Les abattages de de vaches de réforme ont poursuivi leur rebond saisonnier marqué. Sur la même période, ils ont été soutenus (-1% /2022, mais +10% /2021).

Avec une hausse des disponibilités en réformes, les cotations sont sous pression, à l’instar de ce qu’il se passe au sein de l’UE. Le cours de la vache O a ainsi perdu 26 pence (-7%) en un mois pour atteindre 3,29 £/kg de carcasse (-8% /2022 et +16% /2021) en semaine 44, soit 3,76 €/kg.

Le marché des animaux plus qualitatifs et plus jeunes (prime cattle) a mieux résisté. La cotation du bœuf R3 était ainsi stable à 4,89 £/kg (+8% /2022 et +16% /2021) en semaine 44, soit 5,59 €/kg.

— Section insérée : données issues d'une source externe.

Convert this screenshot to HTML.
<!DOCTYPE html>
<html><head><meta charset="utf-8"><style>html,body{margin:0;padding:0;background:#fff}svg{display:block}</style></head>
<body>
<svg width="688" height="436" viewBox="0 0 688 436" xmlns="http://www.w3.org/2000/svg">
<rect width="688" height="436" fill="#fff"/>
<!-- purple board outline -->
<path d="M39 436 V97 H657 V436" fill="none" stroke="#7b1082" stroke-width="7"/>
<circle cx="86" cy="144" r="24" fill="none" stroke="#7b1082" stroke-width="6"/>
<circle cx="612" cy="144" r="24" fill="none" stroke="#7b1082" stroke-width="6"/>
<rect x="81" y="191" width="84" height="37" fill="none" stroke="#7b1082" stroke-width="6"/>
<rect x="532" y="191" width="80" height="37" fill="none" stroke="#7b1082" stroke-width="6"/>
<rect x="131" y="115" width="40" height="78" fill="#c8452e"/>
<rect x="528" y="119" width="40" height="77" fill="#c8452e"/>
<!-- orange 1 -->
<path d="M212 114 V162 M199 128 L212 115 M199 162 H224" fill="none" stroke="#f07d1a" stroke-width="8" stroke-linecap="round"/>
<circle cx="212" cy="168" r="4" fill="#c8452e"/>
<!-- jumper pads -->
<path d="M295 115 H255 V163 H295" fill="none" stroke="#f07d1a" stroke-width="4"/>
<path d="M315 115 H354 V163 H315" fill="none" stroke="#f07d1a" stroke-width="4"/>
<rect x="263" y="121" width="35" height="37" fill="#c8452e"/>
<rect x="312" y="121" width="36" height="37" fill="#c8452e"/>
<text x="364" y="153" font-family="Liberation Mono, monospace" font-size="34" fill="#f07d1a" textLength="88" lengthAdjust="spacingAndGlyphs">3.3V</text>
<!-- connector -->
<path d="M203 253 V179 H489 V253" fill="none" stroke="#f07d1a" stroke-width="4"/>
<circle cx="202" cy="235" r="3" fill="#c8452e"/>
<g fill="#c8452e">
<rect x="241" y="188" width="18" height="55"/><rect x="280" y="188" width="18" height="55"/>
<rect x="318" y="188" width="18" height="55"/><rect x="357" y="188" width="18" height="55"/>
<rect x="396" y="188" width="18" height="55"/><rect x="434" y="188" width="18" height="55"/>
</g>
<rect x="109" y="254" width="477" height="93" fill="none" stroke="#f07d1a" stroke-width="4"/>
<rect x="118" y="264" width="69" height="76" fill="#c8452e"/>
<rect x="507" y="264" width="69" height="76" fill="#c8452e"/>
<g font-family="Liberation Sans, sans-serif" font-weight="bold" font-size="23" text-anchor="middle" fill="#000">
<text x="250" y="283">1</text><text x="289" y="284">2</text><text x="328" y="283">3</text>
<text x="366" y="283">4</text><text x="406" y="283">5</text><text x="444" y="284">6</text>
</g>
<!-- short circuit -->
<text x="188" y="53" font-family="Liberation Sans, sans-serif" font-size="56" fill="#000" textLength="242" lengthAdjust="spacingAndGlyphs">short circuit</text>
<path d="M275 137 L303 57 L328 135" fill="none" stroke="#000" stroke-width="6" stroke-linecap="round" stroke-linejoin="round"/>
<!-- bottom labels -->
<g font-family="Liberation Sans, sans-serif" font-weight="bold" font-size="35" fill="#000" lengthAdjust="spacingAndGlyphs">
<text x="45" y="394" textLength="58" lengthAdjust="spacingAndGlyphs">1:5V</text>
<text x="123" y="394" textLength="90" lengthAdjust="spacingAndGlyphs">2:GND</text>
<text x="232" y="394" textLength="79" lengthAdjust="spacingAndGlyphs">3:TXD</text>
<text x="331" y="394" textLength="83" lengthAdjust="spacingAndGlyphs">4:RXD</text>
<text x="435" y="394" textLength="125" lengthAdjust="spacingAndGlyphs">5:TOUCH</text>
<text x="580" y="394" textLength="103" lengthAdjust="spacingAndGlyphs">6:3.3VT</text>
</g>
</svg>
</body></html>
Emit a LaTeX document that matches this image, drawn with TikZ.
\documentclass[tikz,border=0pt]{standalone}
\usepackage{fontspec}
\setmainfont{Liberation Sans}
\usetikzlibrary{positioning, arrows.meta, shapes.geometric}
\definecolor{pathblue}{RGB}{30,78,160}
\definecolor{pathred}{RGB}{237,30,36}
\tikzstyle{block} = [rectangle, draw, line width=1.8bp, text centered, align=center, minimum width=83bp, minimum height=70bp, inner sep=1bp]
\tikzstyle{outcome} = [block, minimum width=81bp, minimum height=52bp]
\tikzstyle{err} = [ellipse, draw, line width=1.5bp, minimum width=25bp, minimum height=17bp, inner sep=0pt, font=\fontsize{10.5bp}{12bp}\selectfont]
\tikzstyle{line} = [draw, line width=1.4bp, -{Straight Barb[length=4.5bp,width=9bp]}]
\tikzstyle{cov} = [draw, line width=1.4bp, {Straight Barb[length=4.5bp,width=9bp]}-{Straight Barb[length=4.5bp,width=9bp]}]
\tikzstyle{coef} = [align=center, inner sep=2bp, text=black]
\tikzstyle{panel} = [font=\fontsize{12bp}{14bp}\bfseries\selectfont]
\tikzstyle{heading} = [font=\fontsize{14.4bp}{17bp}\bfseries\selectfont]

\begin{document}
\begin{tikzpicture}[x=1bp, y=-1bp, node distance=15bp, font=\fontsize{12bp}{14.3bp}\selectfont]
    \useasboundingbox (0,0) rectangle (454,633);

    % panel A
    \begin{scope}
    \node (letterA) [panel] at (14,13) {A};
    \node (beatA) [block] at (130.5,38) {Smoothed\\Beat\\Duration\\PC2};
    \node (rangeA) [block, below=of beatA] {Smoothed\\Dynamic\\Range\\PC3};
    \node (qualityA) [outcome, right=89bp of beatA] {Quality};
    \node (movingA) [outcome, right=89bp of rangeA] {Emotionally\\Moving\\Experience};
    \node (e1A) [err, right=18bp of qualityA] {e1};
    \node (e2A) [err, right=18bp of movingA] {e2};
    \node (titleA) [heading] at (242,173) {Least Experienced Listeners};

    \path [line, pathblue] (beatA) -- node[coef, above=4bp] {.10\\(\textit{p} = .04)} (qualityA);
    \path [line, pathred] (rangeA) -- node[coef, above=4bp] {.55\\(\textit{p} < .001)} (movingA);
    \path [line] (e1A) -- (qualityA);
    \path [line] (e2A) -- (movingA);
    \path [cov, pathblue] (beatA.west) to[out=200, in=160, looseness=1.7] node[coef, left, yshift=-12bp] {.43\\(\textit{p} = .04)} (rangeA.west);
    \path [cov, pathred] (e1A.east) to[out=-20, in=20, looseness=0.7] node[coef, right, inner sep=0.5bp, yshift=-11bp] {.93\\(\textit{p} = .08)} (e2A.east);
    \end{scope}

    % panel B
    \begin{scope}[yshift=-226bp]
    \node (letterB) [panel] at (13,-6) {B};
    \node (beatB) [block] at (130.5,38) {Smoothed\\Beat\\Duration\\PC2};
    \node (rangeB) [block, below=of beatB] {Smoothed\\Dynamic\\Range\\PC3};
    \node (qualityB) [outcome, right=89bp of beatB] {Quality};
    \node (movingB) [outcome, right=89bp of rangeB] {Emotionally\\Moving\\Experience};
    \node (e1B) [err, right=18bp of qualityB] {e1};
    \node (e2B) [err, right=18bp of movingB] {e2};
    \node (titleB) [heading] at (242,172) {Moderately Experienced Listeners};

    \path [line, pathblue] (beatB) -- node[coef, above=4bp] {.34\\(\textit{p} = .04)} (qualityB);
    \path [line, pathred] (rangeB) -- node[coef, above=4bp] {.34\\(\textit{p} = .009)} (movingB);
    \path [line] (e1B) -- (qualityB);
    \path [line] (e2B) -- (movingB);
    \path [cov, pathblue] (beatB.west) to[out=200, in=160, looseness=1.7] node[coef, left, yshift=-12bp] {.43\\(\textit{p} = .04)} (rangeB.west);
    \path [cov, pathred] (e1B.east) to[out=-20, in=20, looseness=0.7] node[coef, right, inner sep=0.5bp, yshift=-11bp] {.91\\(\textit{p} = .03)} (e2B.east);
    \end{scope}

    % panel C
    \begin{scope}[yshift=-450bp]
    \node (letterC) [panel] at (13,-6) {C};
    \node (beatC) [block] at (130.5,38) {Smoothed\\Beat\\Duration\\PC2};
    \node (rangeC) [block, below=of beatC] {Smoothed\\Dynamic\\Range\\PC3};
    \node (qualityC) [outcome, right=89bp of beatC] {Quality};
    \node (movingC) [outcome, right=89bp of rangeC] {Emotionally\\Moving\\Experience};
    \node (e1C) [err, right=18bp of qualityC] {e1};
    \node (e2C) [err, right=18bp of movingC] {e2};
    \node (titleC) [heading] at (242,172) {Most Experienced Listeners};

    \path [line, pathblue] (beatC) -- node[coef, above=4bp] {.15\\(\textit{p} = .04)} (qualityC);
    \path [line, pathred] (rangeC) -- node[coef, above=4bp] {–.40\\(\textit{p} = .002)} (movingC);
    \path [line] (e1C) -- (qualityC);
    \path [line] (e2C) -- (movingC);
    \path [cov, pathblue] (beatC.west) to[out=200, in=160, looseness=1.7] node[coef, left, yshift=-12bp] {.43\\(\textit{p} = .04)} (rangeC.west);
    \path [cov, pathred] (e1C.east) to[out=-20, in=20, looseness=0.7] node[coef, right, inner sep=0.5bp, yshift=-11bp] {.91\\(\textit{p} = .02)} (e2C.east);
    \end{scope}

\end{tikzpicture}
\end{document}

Les importations britanniques de viande bovine ont été jusqu’ici légèrement inférieures aux niveaux de 2022 : les volumes ont été particulièrement faibles au premier trimestre, mais sont restés supérieurs aux niveaux de l’année dernière tout au long de l’été, grâce à une légère hausse des expéditions irlandaises. Entre janvier et septembre 2023, les importations britanniques de viande bovine réfrigérée et congelée ont atteint 165 000 tonnes (-4% /2022), dont 73% étaient originaires d’Irlande d’après AHDB et HMRC (= /2022 à 120 000 tonnes).

En effet, les bœufs irlandais ont été plutôt compétitifs en termes de prix. En octobre, l’écart de prix entre les bœufs R3 irlandais et britanniques dépassait 1 €/kg de carcasse, niveau qui n’avait plus été atteint depuis novembre 2015.